Terminator plants - technically known as V-GURTs (genetic use restriction technologies) - are several different technologies designed to either render seeds sterile at harvest or to prevent saved seeds from growing into mature plants by disrupting plant development at various stages. They were first presented in 1998 as a patented ‘technology protection system’ to stop farmers from saving and growing seeds of patented crops, triggering a global outcry. Later terminator technology was (and continues to be) put forward as a containment strategy for GM crops; this was done on a hypothetical basis rather than being based on any data.

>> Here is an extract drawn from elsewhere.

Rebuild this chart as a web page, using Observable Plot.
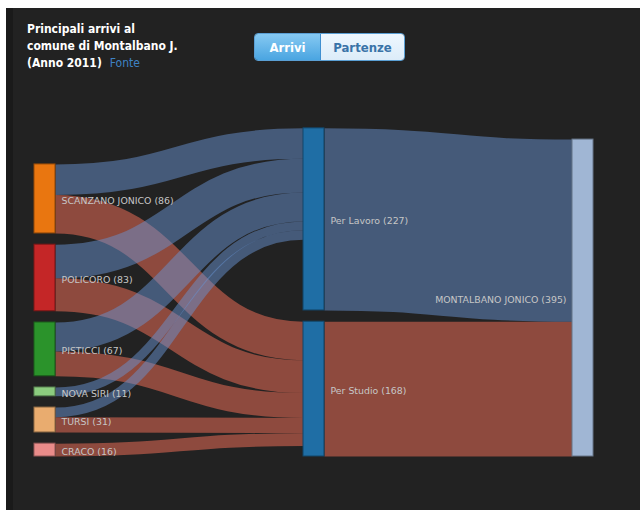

In their design, pollen from V-GURTs plants is fertile and could contaminate crops on other fields. The resulting seeds would be sterile if all goes to plan. It would be a serious threat to food security if farmers unknowingly kept and sowed such sterile seeds in the next season.
The technology is still at the development stage. Scientific articles have been published about some components of transgenic switch mechanisms, but not on functioning V-GURTs plants. However, these articles already indicate that V-GURTs will not offer a fully reliable system to prevent contamination of GM crops.
Due to the risks and the threat to food security, a de facto global moratorium is in place against terminator plants.
Investigating terminator seeds
EcoNexus has been investigating terminator technology since 1998, first presenting on this technology at the Convention on Biological Diversity (CBD) that same year. Our article Terminator Technology – The Threat to Global Food Security was published in 1999 and continues to be relevant.
The more technical report V-GURTS - Design, Reality and Inherent Risks gives detailed information on the different approaches and their specific risks.
Two more specific papers for CBD meetings focus on the questions why terminator seeds are not a reliable biological containment system and why it would be irresponsible to conduct open field trials with them.